- Work instructions
Your task is to repeat the entries word for word while leaving out the pictures.

- Stored records
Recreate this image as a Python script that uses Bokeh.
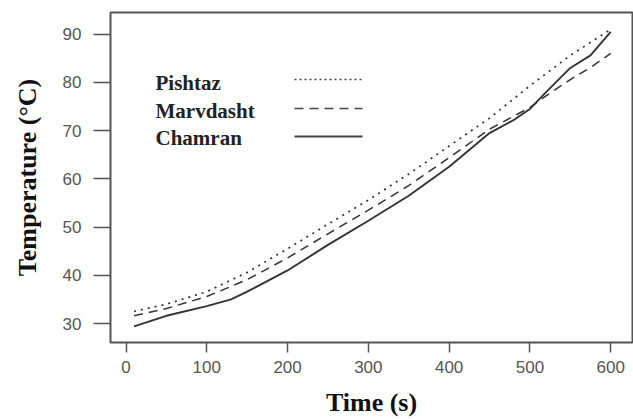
from bokeh.plotting import figure
from bokeh.models import FixedTicker, Range1d, Label, Arrow
from bokeh.embed import file_html
from bokeh.resources import INLINE

# Data
time_p = [10, 50, 100, 150, 200, 250, 300, 350, 400, 450, 500, 550, 600]
pishtaz = [32.5, 34.0, 36.6, 40.6, 45.5, 50.6, 55.6, 61.0, 66.8, 72.6, 79.3, 85.6, 91.0]

time_m = [10, 50, 100, 150, 200, 250, 300, 350, 400, 450, 480, 500, 520, 550, 575, 600]
marvdasht = [31.6, 33.1, 35.6, 39.1, 43.6, 48.6, 53.5, 58.6, 64.4, 70.3, 73.0, 74.8, 77.2, 80.6, 83.1, 86.0]

time_c = [10, 50, 100, 130, 150, 200, 250, 300, 350, 400, 450, 480, 500, 520, 550, 575, 600]
chamran = [29.4, 31.6, 33.6, 35.0, 36.6, 41.0, 46.3, 51.3, 56.5, 62.5, 69.5, 72.2, 74.5, 78.0, 83.0, 85.6, 90.5]

x_ticks = [0, 100, 200, 300, 400, 500, 600]
y_ticks = [30, 40, 50, 60, 70, 80, 90]
series_names = ["Pishtaz", "Marvdasht", "Chamran"]

p = figure(width=633, height=419, output_backend="svg", toolbar_location=None,
           x_range=Range1d(-19.2, 627), y_range=Range1d(26.06, 94.5),
           min_border_left=110, min_border_right=1, min_border_top=12, min_border_bottom=77)

p.background_fill_color = "white"
p.border_fill_color = "white"
p.grid.visible = False
p.outline_line_color = "#555555"
p.outline_line_width = 2

line_col = "#333333"
p.line(time_p, pishtaz, line_color=line_col, line_width=1.7, line_dash="2 5")
p.line(time_m, marvdasht, line_color=line_col, line_width=1.5, line_dash="9 6")
p.line(time_c, chamran, line_color=line_col, line_width=1.9)

for ax in (p.xaxis[0], p.yaxis[0]):
    ax.axis_line_color = None
    ax.minor_tick_line_color = None
    ax.major_tick_in = 0
    ax.major_tick_line_color = "#555555"
    ax.major_tick_line_width = 1.5
    ax.major_label_text_font = "Liberation Sans"
    ax.major_label_text_font_size = "17px"
    ax.major_label_text_color = "#555555"
    ax.axis_label_text_font = "Liberation Serif"
    ax.axis_label_text_font_style = "bold"
    ax.axis_label_text_color = "#111111"

p.xaxis.ticker = FixedTicker(ticks=x_ticks)
p.yaxis.ticker = FixedTicker(ticks=y_ticks)
p.xaxis.major_tick_out = 10
p.yaxis.major_tick_out = 17
p.xaxis.major_label_standoff = 8
p.yaxis.major_label_standoff = 12
p.xaxis.axis_label = "Time (s)"
p.yaxis.axis_label = "Temperature (\u00b0C)"
p.xaxis.axis_label_text_font_size = "26px"
p.yaxis.axis_label_text_font_size = "26px"
p.xaxis.axis_label_standoff = 12
p.yaxis.axis_label_standoff = 18

# Manual legend: labels on the left, line samples on the right
label_y = [260, 232, 205]
dash_styles = ["2 3", "9 6", "solid"]
sample_y = [263, 234, 206]
for name, ly, dash, sy in zip(series_names, label_y, dash_styles, sample_y):
    p.add_layout(Label(x=45, y=ly, x_units="screen", y_units="screen", text=name,
                       text_font="Liberation Serif", text_font_style="bold",
                       text_font_size="21px", text_color="#222222",
                       text_baseline="alphabetic"))
    p.add_layout(Arrow(end=None, x_start=184, y_start=sy, x_end=252, y_end=sy,
                       start_units="screen", end_units="screen",
                       line_color="#444444", line_width=2 if dash == "solid" else 1.6,
                       line_dash=dash))

open("out.html", "w").write(file_html(p, INLINE))
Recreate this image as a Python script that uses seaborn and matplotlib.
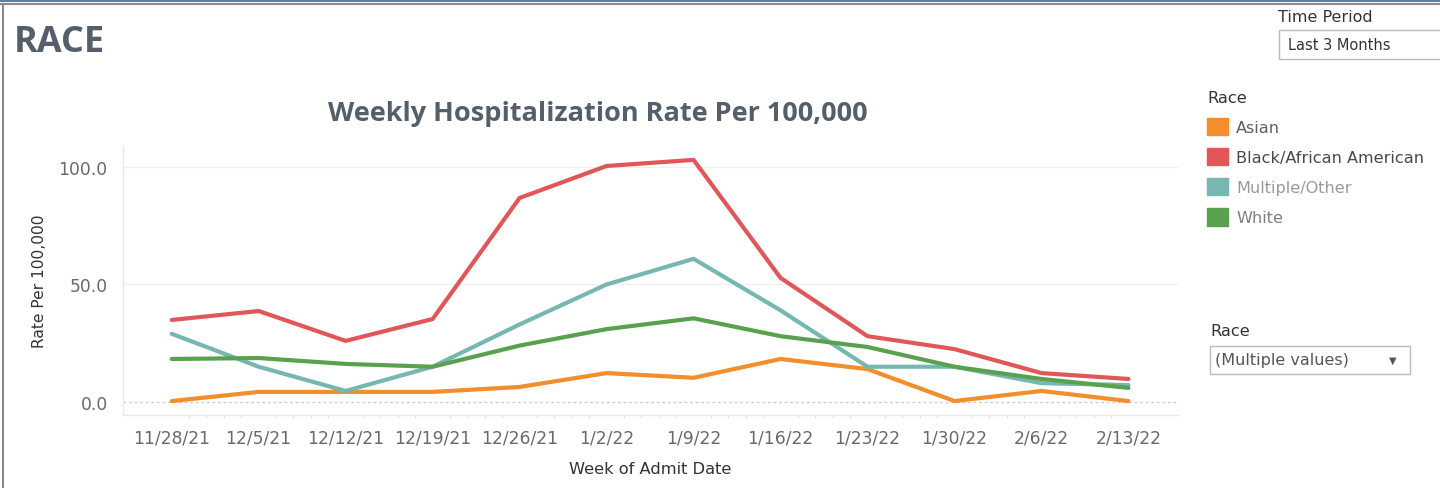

- Response to the task
Recreate this image as a Python script that uses Bokeh.
from bokeh.plotting import figure
from bokeh.models import FixedTicker, Range1d, Label, Arrow
from bokeh.embed import file_html
from bokeh.resources import INLINE

# Data
time_p = [10, 50, 100, 150, 200, 250, 300, 350, 400, 450, 500, 550, 600]
pishtaz = [32.5, 34.0, 36.6, 40.6, 45.5, 50.6, 55.6, 61.0, 66.8, 72.6, 79.3, 85.6, 91.0]

time_m = [10, 50, 100, 150, 200, 250, 300, 350, 400, 450, 480, 500, 520, 550, 575, 600]
marvdasht = [31.6, 33.1, 35.6, 39.1, 43.6, 48.6, 53.5, 58.6, 64.4, 70.3, 73.0, 74.8, 77.2, 80.6, 83.1, 86.0]

time_c = [10, 50, 100, 130, 150, 200, 250, 300, 350, 400, 450, 480, 500, 520, 550, 575, 600]
chamran = [29.4, 31.6, 33.6, 35.0, 36.6, 41.0, 46.3, 51.3, 56.5, 62.5, 69.5, 72.2, 74.5, 78.0, 83.0, 85.6, 90.5]

x_ticks = [0, 100, 200, 300, 400, 500, 600]
y_ticks = [30, 40, 50, 60, 70, 80, 90]
series_names = ["Pishtaz", "Marvdasht", "Chamran"]

p = figure(width=633, height=419, output_backend="svg", toolbar_location=None,
           x_range=Range1d(-19.2, 627), y_range=Range1d(26.06, 94.5),
           min_border_left=110, min_border_right=1, min_border_top=12, min_border_bottom=77)

p.background_fill_color = "white"
p.border_fill_color = "white"
p.grid.visible = False
p.outline_line_color = "#555555"
p.outline_line_width = 2

line_col = "#333333"
p.line(time_p, pishtaz, line_color=line_col, line_width=1.7, line_dash="2 5")
p.line(time_m, marvdasht, line_color=line_col, line_width=1.5, line_dash="9 6")
p.line(time_c, chamran, line_color=line_col, line_width=1.9)

for ax in (p.xaxis[0], p.yaxis[0]):
    ax.axis_line_color = None
    ax.minor_tick_line_color = None
    ax.major_tick_in = 0
    ax.major_tick_line_color = "#555555"
    ax.major_tick_line_width = 1.5
    ax.major_label_text_font = "Liberation Sans"
    ax.major_label_text_font_size = "17px"
    ax.major_label_text_color = "#555555"
    ax.axis_label_text_font = "Liberation Serif"
    ax.axis_label_text_font_style = "bold"
    ax.axis_label_text_color = "#111111"

p.xaxis.ticker = FixedTicker(ticks=x_ticks)
p.yaxis.ticker = FixedTicker(ticks=y_ticks)
p.xaxis.major_tick_out = 10
p.yaxis.major_tick_out = 17
p.xaxis.major_label_standoff = 8
p.yaxis.major_label_standoff = 12
p.xaxis.axis_label = "Time (s)"
p.yaxis.axis_label = "Temperature (\u00b0C)"
p.xaxis.axis_label_text_font_size = "26px"
p.yaxis.axis_label_text_font_size = "26px"
p.xaxis.axis_label_standoff = 12
p.yaxis.axis_label_standoff = 18

# Manual legend: labels on the left, line samples on the right
label_y = [260, 232, 205]
dash_styles = ["2 3", "9 6", "solid"]
sample_y = [263, 234, 206]
for name, ly, dash, sy in zip(series_names, label_y, dash_styles, sample_y):
    p.add_layout(Label(x=45, y=ly, x_units="screen", y_units="screen", text=name,
                       text_font="Liberation Serif", text_font_style="bold",
                       text_font_size="21px", text_color="#222222",
                       text_baseline="alphabetic"))
    p.add_layout(Arrow(end=None, x_start=184, y_start=sy, x_end=252, y_end=sy,
                       start_units="screen", end_units="screen",
                       line_color="#444444", line_width=2 if dash == "solid" else 1.6,
                       line_dash=dash))

open("out.html", "w").write(file_html(p, INLINE))
Recreate this image as a Python script that uses seaborn and matplotlib.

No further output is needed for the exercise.